Beretta: Don Terenziani era stato minacciato più volte di morte, ufficialmente perché era stato cappellano della Milizia volontaria di sicurezza nazionale e della Gioventù del Littorio (“in seguito a nomina fattami da Mons. Vescovo”, scrisse peraltro nella sua lettera-testamento) e perché fu accusato di aver provocato il rastrellamento nazista di Ventoso il 28 luglio 1944; l’accusa di essere spie era del resto la più facile e comune per i molti preti assassinati in quel periodo. Dopo il suo assassinio vennero fatte circolare voci ancora più assurde, come quelle di essere un torturatore, di aver strozzato due partigiani con le sue mani e altri averne fatti murare vivi in una cella segreta del carcere.
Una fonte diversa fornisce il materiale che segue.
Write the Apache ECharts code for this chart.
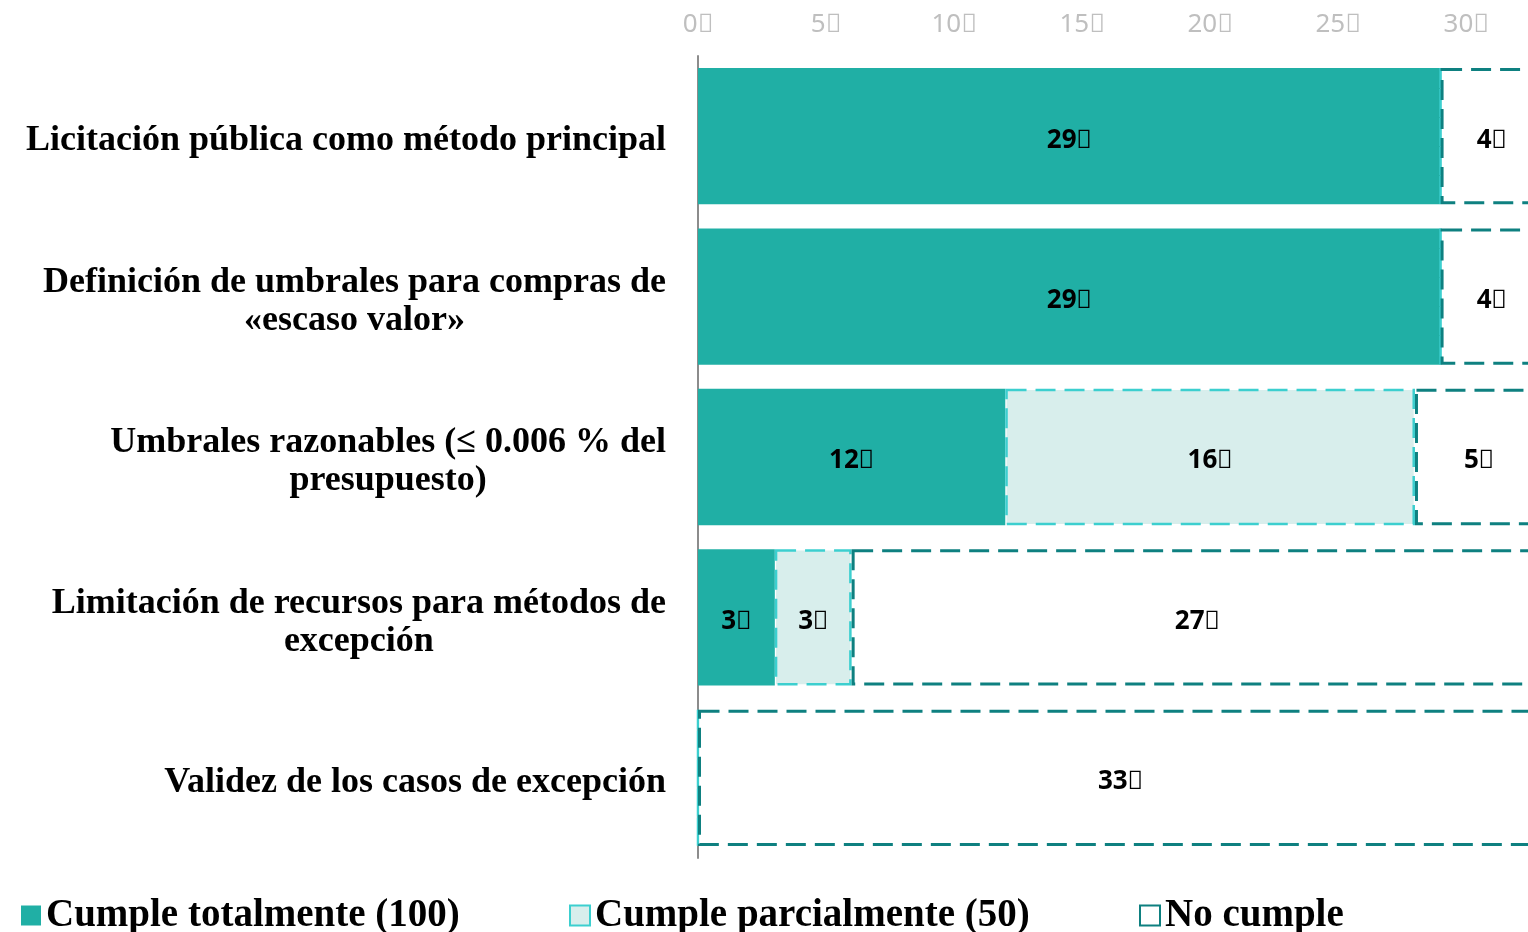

Così la Curia stessa aveva fatto riparare don Carlo nel capoluogo per proteggerlo. Credo però che il vero motivo dell’omicidio fu che don Terenziani (il quale proveniva da una cattolicissima famiglia di 15 figli, di cui ben 8 consacrati: tre suore, quattro preti e un religioso) apparteneva al manipolo scelto dei “missionari predicatori” della diocesi (dello stesso gruppo facevano parte anche due altri martiri del “triangolo della morte”, don Umberto Pessina e don Pasquino Borghi – quest’ultimo ucciso dai nazisti), reggeva con polso la sua difficile parrocchia quasi totalmente “rossa” e proprio il successo di tale dedizione (don Carlo era anche eccellente compositore di canzoni religiose) dava fastidio ai numerosi anticlericali della zona.
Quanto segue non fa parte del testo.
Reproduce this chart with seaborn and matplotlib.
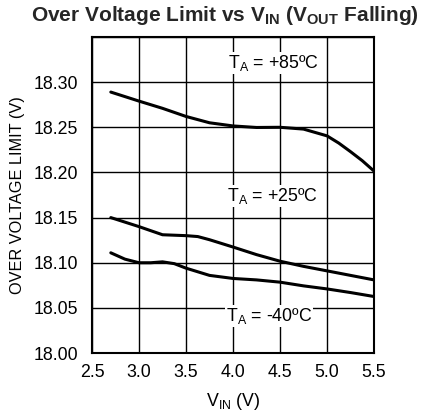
import matplotlib
matplotlib.use("Agg")
import matplotlib.pyplot as plt
import seaborn as sns
import pandas as pd

vin_85 = [2.7, 3.0, 3.25, 3.5, 3.75, 4.0, 4.25, 4.5, 4.75, 5.0, 5.125, 5.25, 5.375, 5.5]
ovl_85 = [18.289, 18.279, 18.271, 18.262, 18.255, 18.2515, 18.2498, 18.250, 18.248, 18.2405,
          18.2325, 18.223, 18.213, 18.2015]
vin_25 = [2.7, 3.0, 3.25, 3.5, 3.625, 3.75, 4.0, 4.25, 4.5, 4.75, 5.0, 5.25, 5.5]
ovl_25 = [18.150, 18.140, 18.131, 18.130, 18.129, 18.1255, 18.1174, 18.109, 18.1017, 18.096,
          18.091, 18.086, 18.081]
vin_m40 = [2.7, 2.85, 3.0, 3.125, 3.25, 3.375, 3.5, 3.75, 4.0, 4.25, 4.5, 4.75, 5.0, 5.25, 5.5]
ovl_m40 = [18.111, 18.104, 18.100, 18.100, 18.101, 18.099, 18.094, 18.086, 18.0826, 18.081,
           18.0785, 18.0744, 18.071, 18.067, 18.0626]
series_labels = ["T$\\mathregular{_A}$ = +85ºC", "T$\\mathregular{_A}$ = +25ºC", "T$\\mathregular{_A}$ = -40ºC"]
label_x = [4.43, 4.42, 4.38]
label_y = [18.321, 18.174, 18.041]
xticks = [2.5, 3.0, 3.5, 4.0, 4.5, 5.0, 5.5]
yticks = [18.00, 18.05, 18.10, 18.15, 18.20, 18.25, 18.30]

df = pd.concat([
    pd.DataFrame({"vin": vin_85, "ovl": ovl_85, "s": "85"}),
    pd.DataFrame({"vin": vin_25, "ovl": ovl_25, "s": "25"}),
    pd.DataFrame({"vin": vin_m40, "ovl": ovl_m40, "s": "-40"}),
])

sns.set_style("white")
plt.rcParams['font.family'] = ['Liberation Sans', 'DejaVu Sans']

fig = plt.figure(figsize=(4.26, 4.11), dpi=100)
ax = fig.add_axes([0.216, 0.141, 0.662, 0.769])
sns.lineplot(data=df, x="vin", y="ovl", units="s", estimator=None, color="black",
             linewidth=2.2, ax=ax, legend=False, sort=False)
for l in ax.lines:
    l.set_solid_joinstyle("round")
    l.set_solid_capstyle("round")

ax.set_xlim(2.5, 5.5)
ax.set_ylim(18.00, 18.35)
ax.set_xticks(xticks)
ax.set_xticklabels([f"{v:.1f}" for v in xticks])
ax.set_yticks(yticks + [18.35])
ax.set_yticklabels([f"{v:.2f}" for v in yticks] + [""])
ax.grid(True, color="black", linewidth=1.0)
ax.tick_params(axis="both", length=0, labelsize=12.8, colors="black")
ax.tick_params(axis="y", pad=10)
ax.tick_params(axis="x", pad=8)
for sp in ax.spines.values():
    sp.set_color("black")
    sp.set_linewidth(1.5)

for t, x, y in zip(series_labels, label_x, label_y):
    ax.text(x, y, t, ha="center", va="center", fontsize=12.8, color="black",
            bbox=dict(facecolor="white", edgecolor="none", pad=0.5))

ax.set_xlabel("V$_{\\mathregular{IN}}$ (V)", fontsize=12.8, color="black", labelpad=7)
ax.set_ylabel("OVER VOLTAGE LIMIT (V)", fontsize=11.7, color="black", labelpad=6)
fig.suptitle("Over Voltage Limit vs V$_{\\mathregular{IN}}$ (V$_{\\mathregular{OUT}}$ Falling)",
             fontsize=15, fontweight="bold", x=0.529, y=0.99)
fig.savefig("out.png", dpi=100)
Cosa pensa della decisione del consiglio comunale di Scandiano di rifiutare la targa commemorativa a don Carlo?

Beretta: E’ incredibile e anche molto doloroso che, sessant’anni dopo i fatti (e fatti di quella gravità ed ingiustizia), ancora ci si accanisca in una lettura ideologica che impedisce alla verità di venire a galla. Oggi a Ventoso don Terenziani è ricordato solo da una piccola lapide, senza alcuna indicazione delle circostanze e delle responsabilità della sua morte: quasi che sia “tragicamente scomparso” in un incidente stradale…

Al di là delle accuse ribadite contro di lui, che hanno tutta l’aria di essere pretestuose né ci fu alcun processo per accertare la verità, bisognerebbe almeno prendere atto di ciò che il sacerdote scrisse al Comitato di Liberazione Nazionale (Cln) di Ventoso la mattina stessa della sua uccisione, ancora ignaro della sua sorte: “Ringrazio Iddio che abbia dato la vittoria al Comitato Nazionale di liberazione. Aderisco pienamente al programma di Giustizia, di Pace e di Libertà in bene del popolo. Per il bene del popolo sono disposto a cooperare con cotesto spett. Comitato (per il bene del popolo infatti io ho costruito la Chiesa e l’Asilo di Cà de Caroli).

Lo stesso Prodi ha dichiarato che “non si può essere contrari a riflettere su questo capitolo della nostra storia”; invece evidentemente a Ventoso si è deciso di rimanere a 60 anni fa, quando persino la grande croce eretta sul luogo dell’esecuzione di don Terenziani venne rimossa nottetempo. Questa persistente insofferenza ad ogni segno di pietà e di giustizia è un brutto indice per il futuro e temo purtroppo che non mancherà di rivoltarsi contro chi ancora la sostiene, perpetuando l’odio ancora a lungo.